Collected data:

--------------------------------------------------

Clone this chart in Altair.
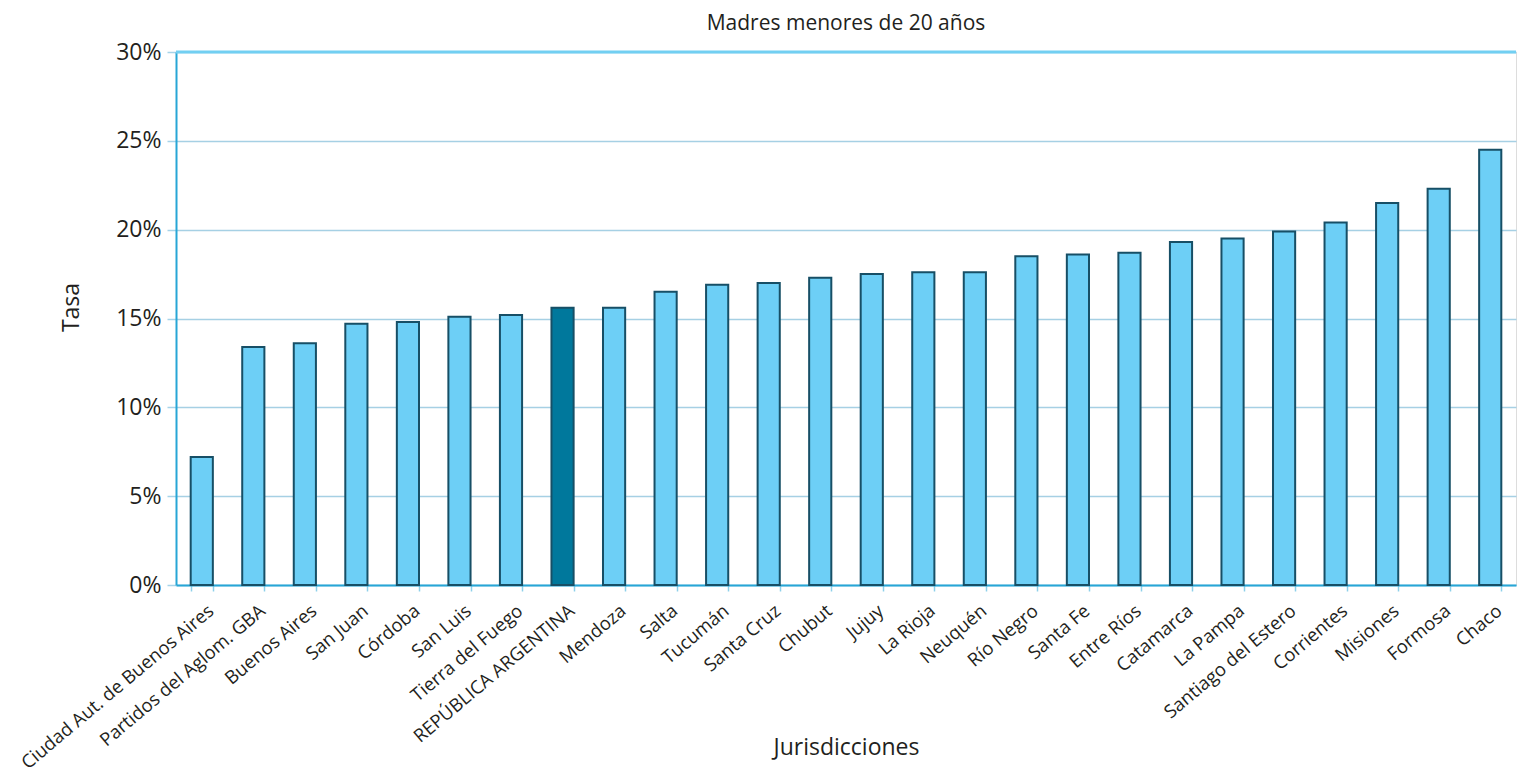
import altair as alt
import pandas as pd

categorias = [
    "Ciudad Aut. de Buenos Aires", "Partidos del Aglom. GBA", "Buenos Aires", "San Juan",
    "Córdoba", "San Luis", "Tierra del Fuego", "REPÚBLICA ARGENTINA", "Mendoza", "Salta",
    "Tucumán", "Santa Cruz", "Chubut", "Jujuy", "La Rioja", "Neuquén", "Río Negro",
    "Santa Fe", "Entre Ríos", "Catamarca", "La Pampa", "Santiago del Estero", "Corrientes",
    "Misiones", "Formosa", "Chaco",
]
valores = [
    7.2, 13.4, 13.6, 14.7, 14.8, 15.1, 15.2, 15.6, 15.6, 16.5,
    16.9, 17.0, 17.3, 17.5, 17.6, 17.6, 18.5, 18.6, 18.7, 19.3,
    19.5, 19.9, 20.4, 21.5, 22.3, 24.5,
]
destacado = "REPÚBLICA ARGENTINA"
ticks_y = [0, 0.05, 0.10, 0.15, 0.20, 0.25, 0.30]

df = pd.DataFrame({
    "Jurisdicción": categorias,
    "Tasa": [v / 100 for v in valores],
    "tipo": ["pais" if c == destacado else "prov" for c in categorias],
})

FONT = "Open Sans"
TXT = "#231f20"

bars = alt.Chart(df).mark_bar(stroke="#174f66", strokeWidth=2).encode(
    x=alt.X(
        "Jurisdicción:N",
        sort=categorias,
        scale=alt.Scale(paddingInner=0.57, paddingOuter=0.285),
        axis=alt.Axis(
            title="Jurisdicciones",
            labelAngle=-40,
            labelLimit=0,
            tickBand="extent",
            tickSize=6,
            tickColor="#8fd0ea",
            tickWidth=1.5,
            domainColor="#27a6d6",
            domainWidth=2,
            labelFontSize=18.5,
            labelFont=FONT,
            labelColor=TXT,
            labelPadding=10,
            labelOffset=3,
            titleFontSize=23,
            titleFont=FONT,
            titleFontWeight="normal",
            titleColor=TXT,
            titleY=169,
            titleBaseline="alphabetic",
            grid=False,
        ),
    ),
    y=alt.Y(
        "Tasa:Q",
        scale=alt.Scale(domain=[0, 0.3]),
        axis=alt.Axis(
            title="Tasa",
            values=ticks_y,
            format=".0%",
            tickSize=9,
            tickColor="#a6d3e8",
            tickWidth=1.5,
            domainColor="#27a6d6",
            domainWidth=2,
            gridColor="#a6d0e4",
            gridWidth=1.5,
            labelFontSize=23,
            labelFont=FONT,
            labelColor=TXT,
            labelPadding=6,
            titleFontSize=23,
            titleFont=FONT,
            titleFontWeight="normal",
            titleColor=TXT,
            titleX=-98,
            titleY=255,
            titleBaseline="alphabetic",
            titleAlign="center",
        ),
    ),
    color=alt.Color(
        "tipo:N",
        scale=alt.Scale(domain=["prov", "pais"], range=["#6dcff6", "#00789c"]),
        legend=None,
    ),
)

top_line = alt.Chart(pd.DataFrame({"Tasa": [0.3]})).mark_rule(
    color="#72cff2", strokeWidth=3
).encode(y="Tasa:Q")

chart = alt.layer(bars, top_line).properties(
    width=1340,
    height=533,
    title=alt.TitleParams(
        "Madres menores de 20 años",
        fontSize=21,
        font=FONT,
        fontWeight="normal",
        color=TXT,
        anchor="middle",
        offset=7,
    ),
    autosize=alt.AutoSizeParams(type="none"),
    padding={"left": 176, "top": 52, "right": 1, "bottom": 189},
).configure_view(
    fill="#e0f2fc", stroke=None
).configure(background="white")

chart.save("out.html", embed_options={"renderer": "svg", "actions": False})
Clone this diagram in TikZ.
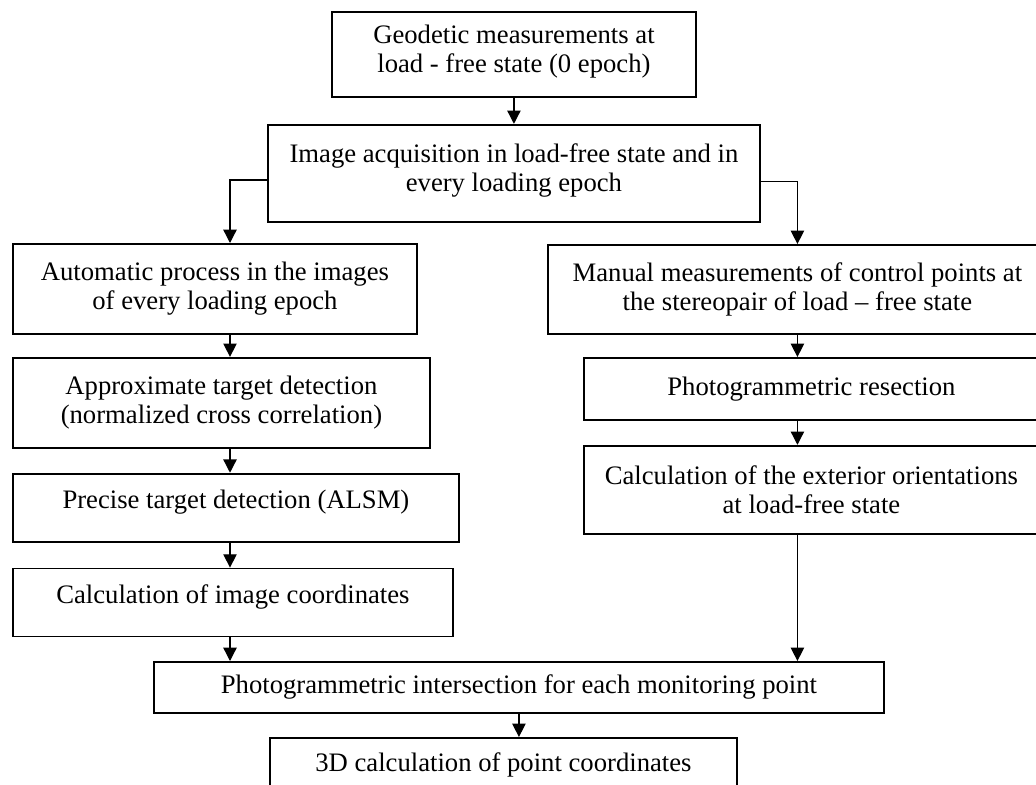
\documentclass[tikz,border=0pt]{standalone}
\usepackage{fontspec}
\setmainfont{Liberation Serif}
\usetikzlibrary{positioning, arrows.meta}

\begin{document}
\begin{tikzpicture}[x=0.75pt, y=-0.75pt,
        box/.style={draw, line width=1.4pt, align=center, anchor=north west, inner sep=0pt,
            font=\fontsize{20}{21.75}\selectfont},
        link/.style={->, line width=1pt},
        >={Triangle[length=10pt, width=10pt]}]
    \useasboundingbox (0,0) rectangle (1036,785);
    \node [box, minimum width=273pt, minimum height=63.75pt, text depth=9pt] (geo) at (331,11) {Geodetic measurements at\\load - free state (0 epoch)};
    \node [box, minimum width=369pt, minimum height=72.75pt, text depth=9pt, below=19.5pt of geo] (acq) {Image acquisition in load-free state and in\\every loading epoch};
    \node [box, minimum width=303pt, minimum height=67.5pt] (auto) at (12,243) {Automatic process in the images\\of every loading epoch};
    \node [box, minimum width=312.75pt, minimum height=67.5pt, below=16.5pt of auto.south west, anchor=north west] (approx) {Approximate target detection\\(normalized cross correlation)};
    \node [box, minimum width=334.5pt, minimum height=51pt, text depth=12pt, below=18pt of approx.south west, anchor=north west] (precise) {Precise target detection (ALSM)};
    \node [box, minimum width=330pt, minimum height=51pt, text depth=12pt, below=18.75pt of precise.south west, anchor=north west] (imgcoord) {Calculation of image coordinates};
    \node [box, minimum width=374.25pt, minimum height=66.75pt] (manual) at (547,244) {Manual measurements of control points at\\the stereopair of load – free state};
    \node [box, minimum width=341.25pt, minimum height=46.5pt] (resect) at (583,357) {Photogrammetric resection};
    \node [box, minimum width=341.25pt, minimum height=66pt, below=18pt of resect.south west, anchor=north west] (extor) {Calculation of the exterior orientations\\at load-free state};
    \node [box, minimum width=547.5pt, minimum height=38.25pt] (inter) at (153,661) {Photogrammetric intersection for each monitoring point};
    \node [box, minimum width=350.25pt, minimum height=41.25pt] (coord3d) at (269,737) {3D calculation of point coordinates};
    \coordinate (lcol) at (230,0);
    \draw [link] (geo.south) -- (geo.south |- acq.north);
    \draw [link] ([yshift=-5pt]acq.west) -| (auto.north -| lcol);
    \draw [link] ([yshift=-6pt]acq.east) -| (manual.north);
    \draw [link] (auto.south -| lcol) -- (approx.north -| lcol);
    \draw [link] (approx.south -| lcol) -- (precise.north -| lcol);
    \draw [link] (precise.south -| lcol) -- (imgcoord.north -| lcol);
    \draw [link] (imgcoord.south -| lcol) -- (inter.north -| lcol);
    \draw [link] (manual.south) -- (manual.south |- resect.north);
    \draw [link] (manual.south |- resect.south) -- (manual.south |- extor.north);
    \draw [link] (manual.south |- extor.south) -- (manual.south |- inter.north);
    \draw [link] (inter.south) -- (inter.south |- coord3d.north);
\end{tikzpicture}
\end{document}
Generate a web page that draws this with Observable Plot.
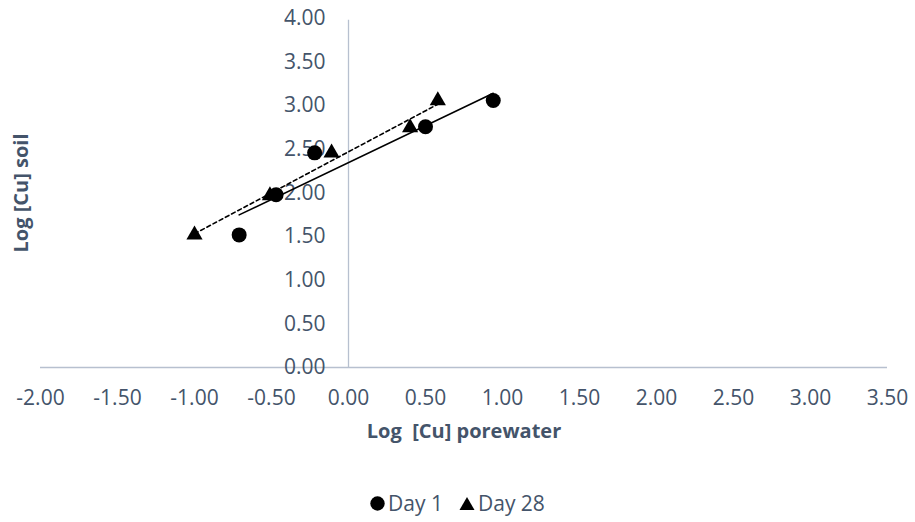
<!DOCTYPE html>
<html><head><meta charset="utf-8">
<script src="https://cdn.jsdelivr.net/npm/d3@7"></script>
<script src="https://cdn.jsdelivr.net/npm/@observablehq/plot@0.6"></script>
<style>
body{margin:0;background:#fff;font-family:"Open Sans",sans-serif;}
#wrap{position:relative;width:915px;height:522px;overflow:hidden;}
#legend{position:absolute;left:0;top:489px;width:915px;height:28px;display:flex;justify-content:center;align-items:center;color:#44546a;font-size:21px;}
#legend .item{display:flex;align-items:center;margin:0 8px;}
#legend svg{margin-right:3px;}
</style></head><body><div id="wrap"><div id="chart"></div><div id="legend"></div></div>
<script>
const seriesNames = ["Day 1", "Day 28"];
const day1X = [-0.71, -0.47, -0.22, 0.50, 0.94];
const day1Y = [1.52, 1.98, 2.46, 2.76, 3.06];
const day28X = [-1.00, -0.51, -0.11, 0.40, 0.58];
const day28Y = [1.52, 1.97, 2.46, 2.75, 3.06];
const xTicks = [-2, -1.5, -1, -0.5, 0, 0.5, 1, 1.5, 2, 2.5, 3, 3.5];
const yTicks = [0, 0.5, 1, 1.5, 2, 2.5, 3, 3.5, 4];
const xTitle = "Log  [Cu] porewater";
const yTitle = "Log [Cu] soil";

const day1 = day1X.map((x, i) => ({x, y: day1Y[i], s: seriesNames[0]}));
const day28 = day28X.map((x, i) => ({x, y: day28Y[i], s: seriesNames[1]}));

const textColor = "#44546a";
const axisColor = "#b7c0cf";
const fs = 21;

const chart = Plot.plot({
  width: 915,
  height: 475,
  marginLeft: 40,
  marginRight: 28,
  marginTop: 18,
  marginBottom: 108,
  style: {fontFamily: "'Open Sans', sans-serif", background: "#fff"},
  x: {domain: [-2, 3.5], axis: null},
  y: {domain: [0, 4], axis: null},
  marks: [
    Plot.ruleY([0], {stroke: axisColor, strokeWidth: 1.3}),
    Plot.ruleX([0], {stroke: axisColor, strokeWidth: 1.3, y1: 0, y2: 3.98}),
    Plot.text(yTicks, {x: 0, y: d => d, text: d => d.toFixed(2), textAnchor: "end", dx: -23, fill: textColor, fontSize: fs}),
    Plot.text(xTicks, {x: d => d, y: 0, text: d => d.toFixed(2), dy: 31, fill: textColor, fontSize: fs}),
    Plot.text([xTitle], {frameAnchor: "bottom", textAnchor: "middle", dy: 70, text: d => d, fill: textColor, fontSize: 20, fontWeight: "bold"}),
    Plot.text([yTitle], {frameAnchor: "left", textAnchor: "middle", dx: -19, rotate: -90, text: d => d, fill: textColor, fontSize: 20, fontWeight: "bold"}),
    Plot.linearRegressionY(day1, {x: "x", y: "y", ci: 0, stroke: "#000", strokeWidth: 1.6}),
    Plot.linearRegressionY(day28, {x: "x", y: "y", ci: 0, stroke: "#000", strokeWidth: 1.6, strokeDasharray: "4,3"}),
    Plot.dot(day1, {x: "x", y: "y", r: 7.5, fill: "#000", symbol: "circle"}),
    Plot.dot(day28, {x: "x", y: "y", r: 6, fill: "#000", symbol: "triangle"})
  ]
});
document.getElementById("chart").appendChild(chart);

const legend = document.getElementById("legend");
const shapes = [
  '<svg width="15" height="15" viewBox="0 0 15 15"><circle cx="7.5" cy="7.5" r="7.2" fill="#000"/></svg>',
  '<svg width="16" height="15" viewBox="0 0 16 15"><path d="M8,1 L15.5,14 L0.5,14 Z" fill="#000"/></svg>'
];
seriesNames.forEach((name, i) => {
  const item = document.createElement("div");
  item.className = "item";
  item.innerHTML = shapes[i] + "<span>" + name + "</span>";
  legend.appendChild(item);
});
</script>
</body></html>
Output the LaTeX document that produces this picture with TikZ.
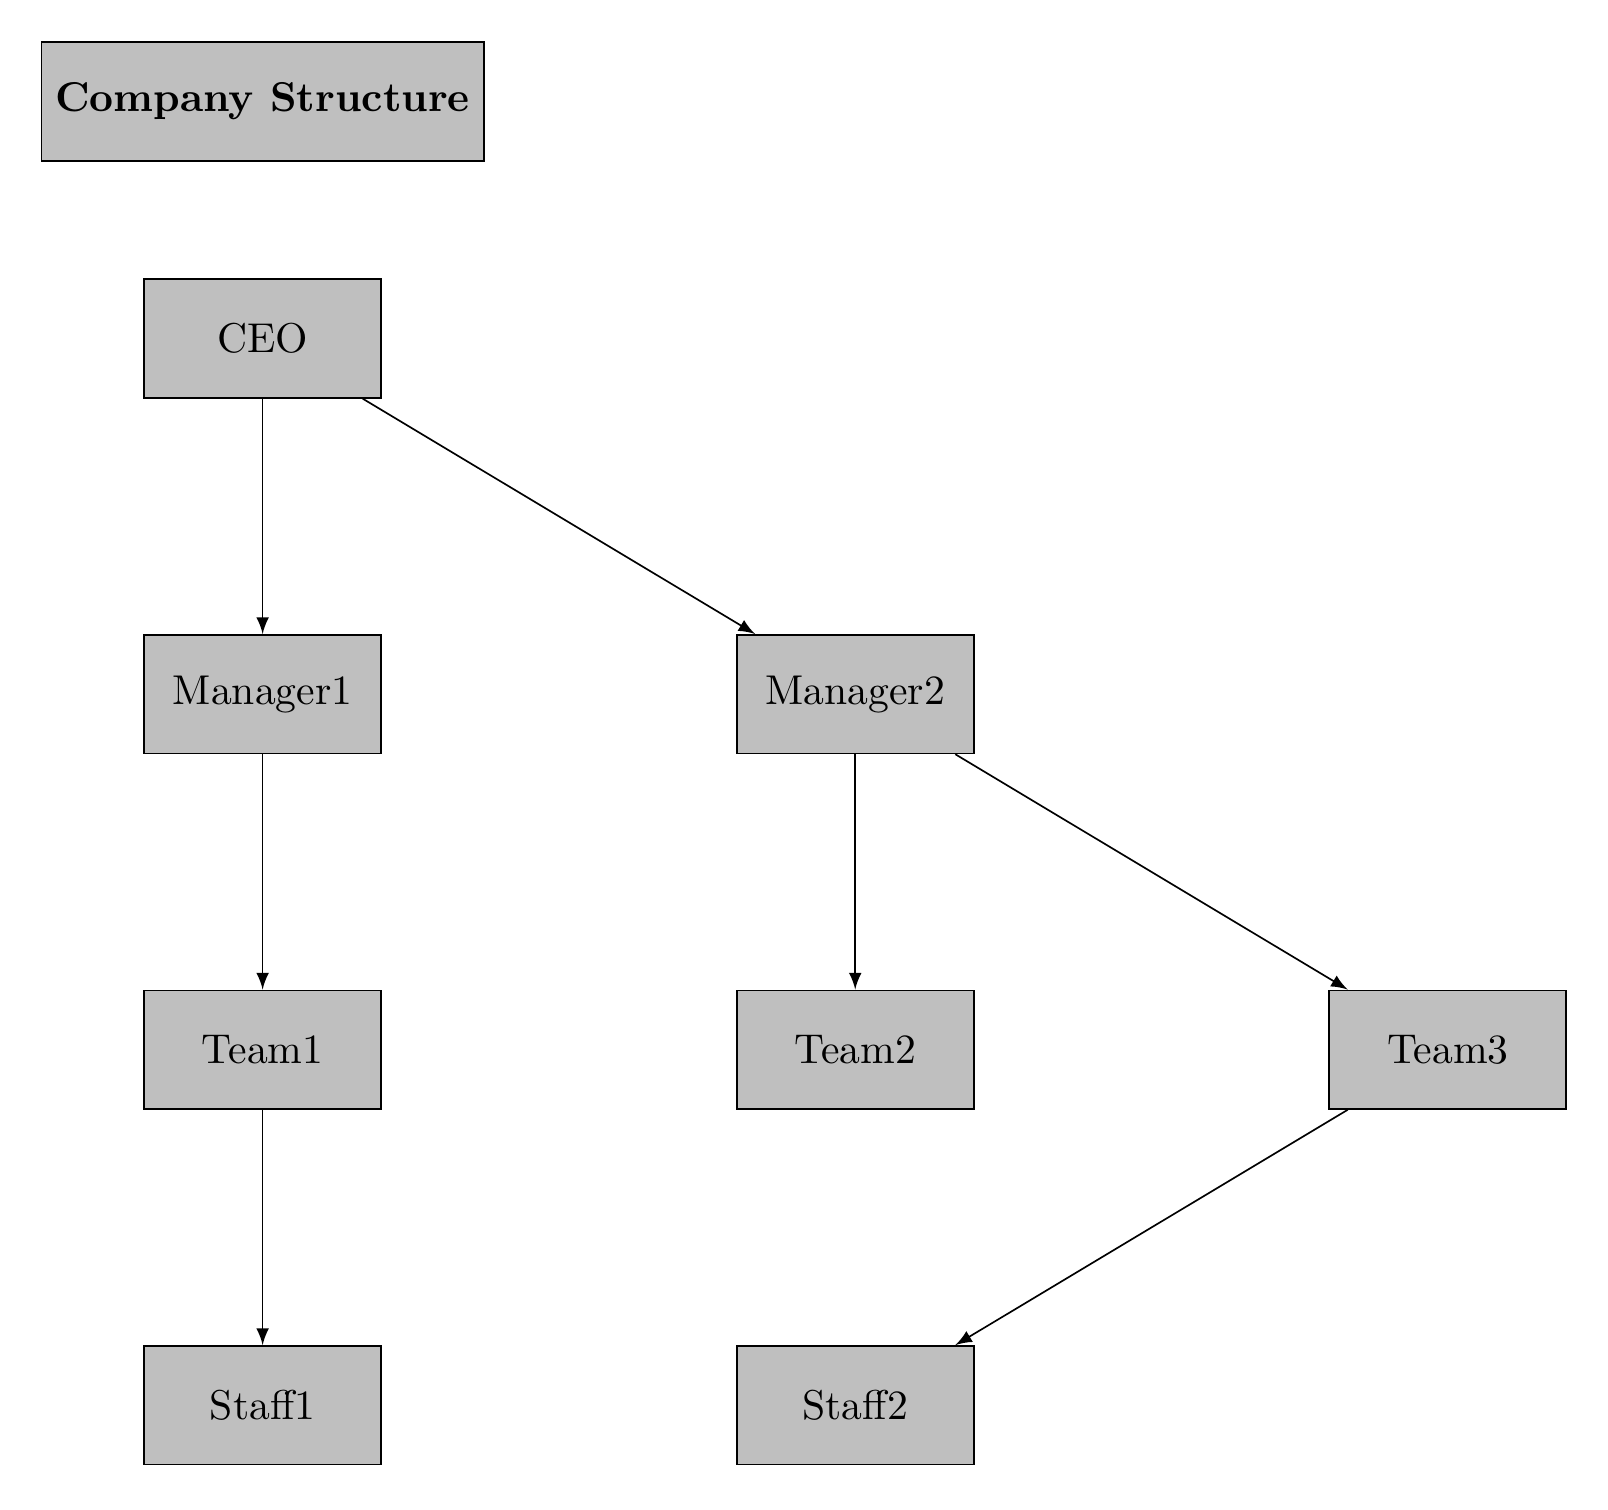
\documentclass[tikz,border=0pt]{standalone}
\usetikzlibrary{arrows}
\begin{document}
\begin{tikzpicture}[
  box/.style={draw, fill=gray!50, minimum width=2cm, minimum height=1cm},
  titlebox/.style={draw, fill=gray!50, minimum height=1cm, font=\bfseries},
  link/.style={-latex}
]
\useasboundingbox (-2.216,-9.878) rectangle (11.352,2.857);
\node[titlebox] (title) at (0,2) {Company Structure};
\node[box] (ceo) at (0,0) {CEO};
\node[box] (m1) at (0,-3) {Manager1};
\node[box] (m2) at (5,-3) {Manager2};
\node[box] (t1) at (0,-6) {Team1};
\node[box] (t2) at (5,-6) {Team2};
\node[box] (t3) at (10,-6) {Team3};
\node[box] (s1) at (0,-9) {Staff1};
\node[box] (s2) at (5,-9) {Staff2};
\draw[link] (ceo) -- (m1);
\draw[link] (ceo) -- (m2);
\draw[link] (m1) -- (t1);
\draw[link] (m2) -- (t2);
\draw[link] (m2) -- (t3);
\draw[link] (t1) -- (s1);
\draw[link] (t3) -- (s2);
\end{tikzpicture}
\end{document}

--------------------------------------------------

• _WHAT IS BEING ASKED_
Begin at the top of the records above and retype each line exactly until the line containing "ticks_y = [0, 0.05, 0.10, 0.15, 0.20, 0.25, 0.30]", which is included. Skip all pictures.

• _RESPONSE_
Clone this chart in Altair.
import altair as alt
import pandas as pd

categorias = [
    "Ciudad Aut. de Buenos Aires", "Partidos del Aglom. GBA", "Buenos Aires", "San Juan",
    "Córdoba", "San Luis", "Tierra del Fuego", "REPÚBLICA ARGENTINA", "Mendoza", "Salta",
    "Tucumán", "Santa Cruz", "Chubut", "Jujuy", "La Rioja", "Neuquén", "Río Negro",
    "Santa Fe", "Entre Ríos", "Catamarca", "La Pampa", "Santiago del Estero", "Corrientes",
    "Misiones", "Formosa", "Chaco",
]
valores = [
    7.2, 13.4, 13.6, 14.7, 14.8, 15.1, 15.2, 15.6, 15.6, 16.5,
    16.9, 17.0, 17.3, 17.5, 17.6, 17.6, 18.5, 18.6, 18.7, 19.3,
    19.5, 19.9, 20.4, 21.5, 22.3, 24.5,
]
destacado = "REPÚBLICA ARGENTINA"
ticks_y = [0, 0.05, 0.10, 0.15, 0.20, 0.25, 0.30]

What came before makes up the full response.